According to Keynote Capitals Research, Firstsource Solutions is a value buy at current levels, with a long term perspective.
Keynote Capitals Research's report on Firstsource Solutions:
Firstsource Solutions Ltd. (FSL) is a third party BPO service provider in the verticals of BFSI, telecommunications & media and healthcare, in the US, European and Asia-Pacific regions.
While the company operates in the low margin BPO space, we have a positive view on the company due to factors including (i) management pedigree (promoted by ICICI) (ii) sustainable business model (ii) well-established track record in managing overseas acquisitions (iv) reducing contribution from the BFSI segment, impacted by the ongoing financial turmoil.
The company's revenues and earnings grew at CAGR of 53.8% and 127.3% respectively over FY06-08. It has a good track record of inorganic growth as well.
FSL is vulnerable to the slowdown in the US economy and exchange rate fluctuations as 62% of its revenues is attributable to the US. In our view, overdependence on the US is a major risk.
High proportion of onshore revenues (58%) is a negative. We perceive the high proportion of onshore revenues and personnel as a risk, in terms of lower margins.
However, substantial reduction in exposure to the BFSI segment (the worst affected in the ongoing turmoil in the US financial markets) is a major positive. Contribution of BFSI segment reduced from 37.1% in Q1FY08 to 27.7% in Q1FY09. However, even such exposure to the US financial segment may be considered a risk in view of the problems in the US.
The company reported 8.5% Q-o-Q revenue growth in Q1FY09 and a net loss of Rs50Cr. EBITDA margin declined from 16.6% in Q4FY08 to 14.8% in Q1FY09, due to a decline in grant income, seasonality factors and cost of work on Airtel contract, for which revenues are yet to be realised. However, the MTM loss of Rs80Cr on FCCBs is the reason behind the net loss.
The pricing for contracts is generally based on the target margin levels, which ensures higher sustainability of margins. However this pricing strategy may also lead to risks associated with currency fluctuations and the more than expected increase in staff costs.
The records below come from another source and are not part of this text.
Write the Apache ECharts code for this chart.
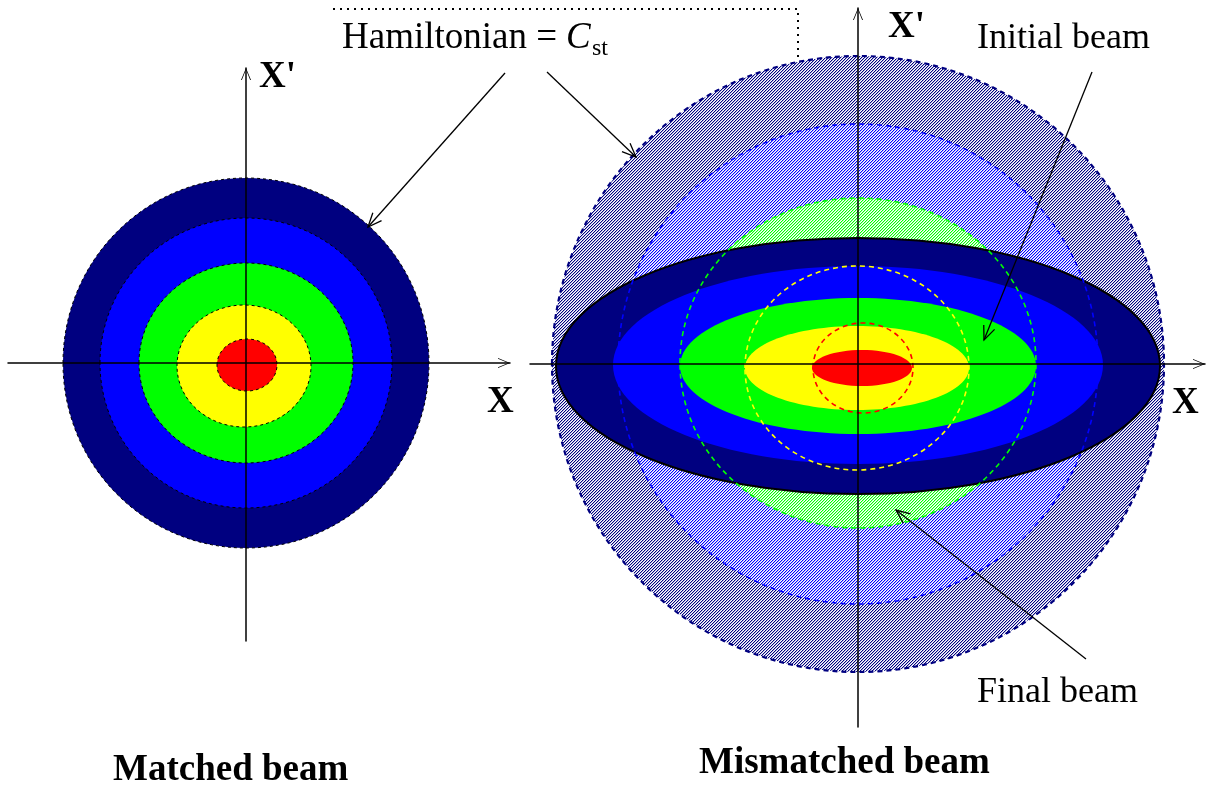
<!DOCTYPE html>
<html><head><meta charset="utf-8">
<script src="https://cdn.jsdelivr.net/npm/echarts/dist/echarts.min.js"></script>
<style>html,body{margin:0;padding:0;background:#fff}#main{width:1208px;height:791px}</style>
</head><body><div id="main"></div>
<script>
// ---- data (diagram units: 1 unit = 1 px of the reference) ----
const levels = ['outer', 'second', 'third', 'fourth', 'core'];
// Matched beam: concentric contours
const matchedRx = [183, 146, 107, 67, 30];
const matchedRy = [185, 145, 100, 61, 26];
const matchedCx = [0, 0, 0, -2, 1];
const matchedCy = [0, 0, 0, -3, -2];
// Mismatched beam, final (filamented) contours
const finalRx = [306, 240, 178, 112, 50];
const finalRy = [308, 240, 165, 102, 45];
const finalCx = [0, 0, 0, -1, 5];
const finalCy = [0, 0, 1, -4, -4];
// Mismatched beam, initial ellipses
const initialA = [302, 245, 178, 112, 50];
const initialB = [128, 99, 68, 42, 18];
const initialCx = [0, 0, 0, -1, 4];
const initialCy = [-2, -1, -2, -4, -4];

// ---- styles ----
const palette = ['#000080', '#0000ff', '#00ff00', '#ffff00', '#ff0000'];
const SERIF = '"Liberation Serif", "Times New Roman", serif';

function hatch(color) {
  const p = 3;
  const c = document.createElement('canvas'); c.width = p; c.height = p;
  const g = c.getContext('2d');
  g.fillStyle = '#fff'; g.fillRect(0, 0, p, p);
  g.fillStyle = color;
  for (let x = 0; x < p; x++) for (let y = 0; y < p; y++) {
    const k = (x + y) % p;
    if (k === 0) { g.globalAlpha = 1; g.fillRect(x, y, 1, 1); }
    else if (k === 1) { g.globalAlpha = 0.3; g.fillRect(x, y, 1, 1); }
  }
  g.globalAlpha = 1;
  return { image: c, repeat: 'repeat' };
}

function rows(cx, cy, rx, ry) { return levels.map((_, i) => [cx[i], cy[i], rx[i], ry[i]]); }

function ellipseRenderer(styleFn) {
  return function (params, api) {
    const c = api.coord([api.value(0), api.value(1)]);
    const s = api.size([api.value(2), api.value(3)]);
    return { type: 'ellipse', shape: { cx: c[0], cy: c[1], rx: s[0], ry: s[1] }, style: styleFn(params.dataIndex) };
  };
}

const chevron = 'path://M0,24L10,0L20,24L18.3,24L10,3.6L1.7,24Z';
function axisCommon(extra) {
  return Object.assign({
    type: 'value', z: 10,
    axisLabel: { show: false }, axisTick: { show: false }, splitLine: { show: false },
    axisLine: { show: true, onZero: true, symbol: ['none', chevron], symbolSize: [11, 12], symbolOffset: [0, -6],
      lineStyle: { color: '#000', width: 1.5 } }
  }, extra);
}

function arrow(x1, y1, x2, y2) {
  const ang = Math.atan2(y2 - y1, x2 - x1), L = 15, w = 0.4;
  return [
    { type: 'line', z: 100, shape: { x1, y1, x2, y2 }, style: { stroke: '#000', lineWidth: 1.3 } },
    { type: 'polyline', z: 100, shape: { points: [
      [x2 - L * Math.cos(ang - w), y2 - L * Math.sin(ang - w)], [x2, y2],
      [x2 - L * Math.cos(ang + w), y2 - L * Math.sin(ang + w)]] },
      style: { stroke: '#000', fill: null, lineWidth: 1.3 } }
  ];
}
function label(text, x, baseline, size, weight, style) {
  return { type: 'text', z: 100, x: x, y: baseline - 0.3375 * size,
    style: { text: text, font: (style || 'normal') + ' ' + (weight || 'normal') + ' ' + size + 'px ' + SERIF,
      fill: '#000', align: 'left', verticalAlign: 'middle', textAlign: 'left', textVerticalAlign: 'middle' } };
}

const chart = echarts.init(document.getElementById('main'), null, { renderer: 'canvas' });
chart.setOption({
  backgroundColor: '#fff',
  animation: false,
  grid: [
    { left: 8, top: 68, width: 502, height: 573 },
    { left: 530, top: 8, width: 675, height: 719 }
  ],
  xAxis: [axisCommon({ gridIndex: 0, min: -238, max: 264 }), axisCommon({ gridIndex: 1, min: -328, max: 347 })],
  yAxis: [axisCommon({ gridIndex: 0, min: -278, max: 295 }), axisCommon({ gridIndex: 1, min: -363, max: 356 })],
  series: [
    { name: 'Matched beam', type: 'custom', xAxisIndex: 0, yAxisIndex: 0, z: 2, silent: true,
      data: rows(matchedCx, matchedCy, matchedRx, matchedRy),
      renderItem: ellipseRenderer(i => ({ fill: palette[i], stroke: '#000', lineWidth: 1, lineDash: [3, 3] })) },
    { name: 'Final beam (fill)', type: 'custom', xAxisIndex: 1, yAxisIndex: 1, z: 2, silent: true,
      data: rows(finalCx, finalCy, finalRx, finalRy),
      renderItem: ellipseRenderer(i => ({ fill: hatch(palette[i]), stroke: null })) },
    { name: 'Initial beam', type: 'custom', xAxisIndex: 1, yAxisIndex: 1, z: 3, silent: true,
      data: rows(initialCx, initialCy, initialA, initialB),
      renderItem: ellipseRenderer(i => i === 0
        ? { fill: palette[i], stroke: '#000', lineWidth: 2 }
        : { fill: palette[i], stroke: null }) },
    { name: 'Final beam (contour)', type: 'custom', xAxisIndex: 1, yAxisIndex: 1, z: 4, silent: true,
      data: rows(finalCx, finalCy, finalRx, finalRy),
      renderItem: ellipseRenderer(i => ({ fill: null, stroke: palette[i], lineWidth: i === 0 ? 2.2 : 1.6, lineDash: [5, 4] })) }
  ],
  graphic: [
    { type: 'polyline', z: 100, shape: { points: [[333, 9], [798, 9], [798, 62]] },
      style: { stroke: '#000', fill: null, lineWidth: 2, lineDash: [2, 5] } },
    label('Hamiltonian = ', 342, 51, 37),
    label('C', 566, 51, 37, 'normal', 'italic'),
    label('st', 592, 57, 24),
    label("X'", 259, 90, 37, 'bold'),
    label("X'", 888, 40, 37, 'bold'),
    label('X', 487, 415, 37, 'bold'),
    label('X', 1172, 416, 37, 'bold'),
    label('Initial beam', 977, 51, 36),
    label('Final beam', 977, 705, 36),
    label('Matched beam', 113, 783, 37, 'bold'),
    label('Mismatched beam', 699, 776, 37, 'bold')
  ].concat(arrow(505, 73, 368, 227), arrow(547, 72, 636, 157), arrow(1092, 72, 984, 340), arrow(1086, 659, 896, 510))
});
</script></body></html>
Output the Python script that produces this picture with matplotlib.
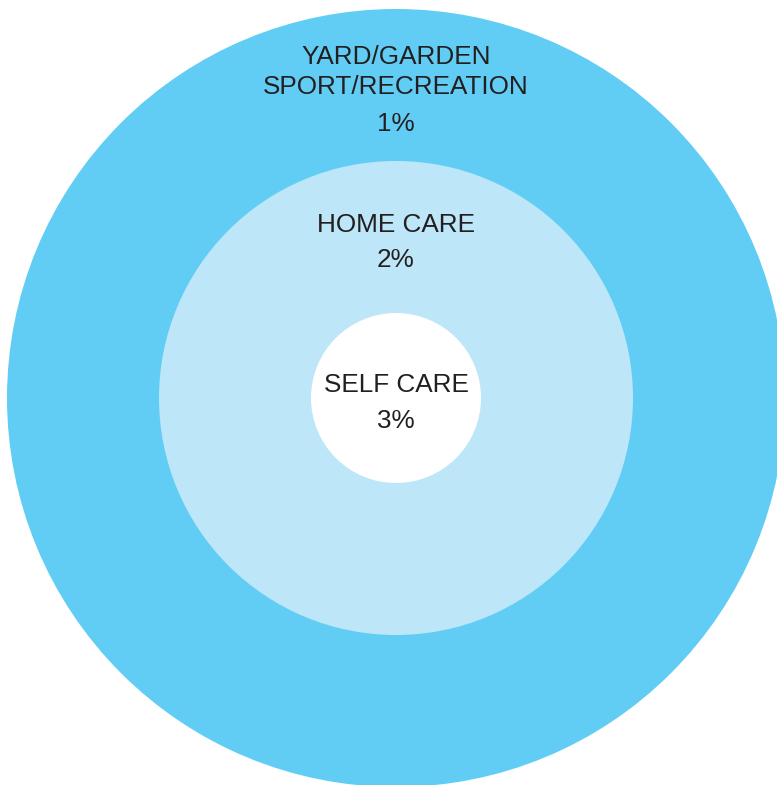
import matplotlib.pyplot as plt
from matplotlib.patches import Circle

# rings from outside in
labels = ["YARD/GARDEN\nSPORT/RECREATION", "HOME CARE", "SELF CARE"]
shares = [1, 2, 3]

colors = ["#62CDF4", "#BDE6F8", "#FFFFFF"]
radii = [389, 237, 85]
label_y = [[72, 124], [225, 260], [385, 421]]


def main():
    plt.rcParams['font.family'] = ['Liberation Sans', 'DejaVu Sans']
    fig = plt.figure(figsize=(7.77, 7.85), dpi=100)
    ax = fig.add_axes([0, 0, 1, 1])
    ax.set_xlim(0, 777)
    ax.set_ylim(785, 0)
    ax.set_aspect('equal')
    ax.axis('off')

    cx, cy = 396, 398
    for lab, val, col, r, (ly, vy) in zip(labels, shares, colors, radii, label_y):
        ax.add_patch(Circle((cx, cy), r, facecolor=col, edgecolor='none'))
        ax.text(cx, ly, lab, ha='center', va='center', fontsize=18.8,
                color='#231F20', linespacing=1.28)
        ax.text(cx, vy, f"{val}%", ha='center', va='center', fontsize=18.8,
                color='#231F20')

    fig.savefig("out.png", dpi=100)


if __name__ == "__main__":
    main()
Goodwill of Rs1888Cr ($408mn) is reflected on the balance sheet, as a result of the three acquisitions. We believe goodwill can be a contentious issue; goodwill not written off may translate into a charge in future, impairing profitability going forward. We note that ROE increased from 8.7% in FY07 to 17.3% in FY08, mainly due to write off of Rs434Cr premium payable on redemption on FCCBs.
The stock trades at 24x FY09E and 9.5x FY10E EPS. We believe the stock is a value buy at current levels, with a long term perspective.